The U.S. government may use drone strikes to kill U.S. citizens abroad under specific circumstances, according to a confidential Justice Department memo that's been leaked to the press. Should you be concerned?

As you may know, drone strikes against terror suspects in the Middle East and South Asia have dramatically increased during President Obama's administration. The legal justification for these fatal drone strikes abroad has largely been kept secret.

So if you're enjoying a day at Euro Disney with your family, could you suddenly get shot down by a drone? Not really, unless your actions give the U.S. government reason to hunt you down, according to the 16-page Justice Department memo uncovered by NBC News.

For example, you may be targeted by a U.S. drone strike if:

  1. You are a senior member of al-Qaida. Your membership in al-Qaida painting a target on your back should not come as a surprise.
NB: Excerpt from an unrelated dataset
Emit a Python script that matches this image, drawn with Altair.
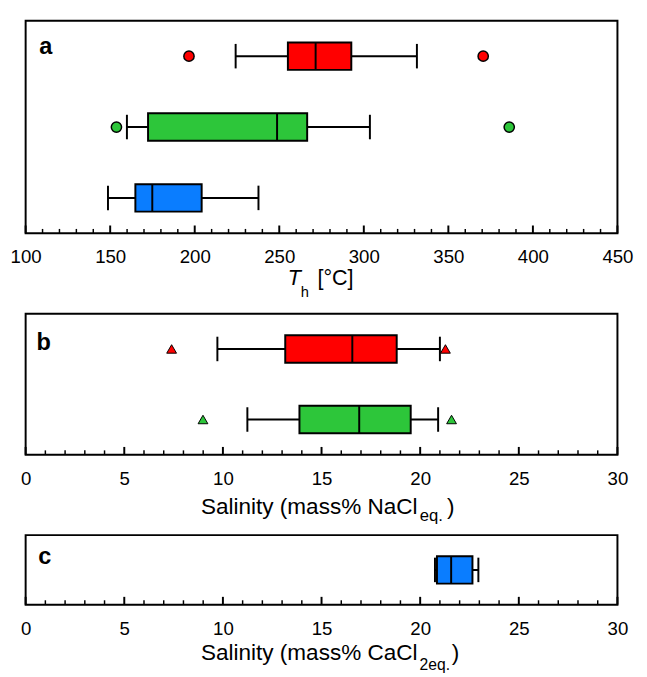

The memo apparently only authorizes killings of al-Qaida members and "associated forces." Unfortunately, it's not entirely clear what an "associated force" is. Presumably, any group the government wants to wipe off the map?

  2. You pose an "imminent" threat. Those plotting in basements as well as those in the middle of launching a missile strike may all have reason to worry, as "imminent" is another term the government fails to precisely define.

  3. Your capture is "infeasible." Apparently the government's first choice would be to take you alive. But if that's somehow "infeasible," expect a drone to come after you instead. Unfortunately for U.S. citizens plotting terror attacks while overseas, the Justice memo also loosely defines this term, meaning it's likely that infeasibility of capture could be used to justify any killing.

Under these guidelines, who should really be concerned about drone strikes on Americans abroad? While the strikes are meant to target only terror suspects, the memo is filled with so much legal jargon that much of it can be open to interpretation. That arguably leaves enough wiggle room for the government to kill whomever it wants, critics claim.

So while average Americans shouldn't have to worry about being killed in a drone strike abroad, there are some real concerns about the legal rhetoric used in the Justice memo, as the Lawfare blog points out. Such justifications may not be new or surprising, but they're still worth debating.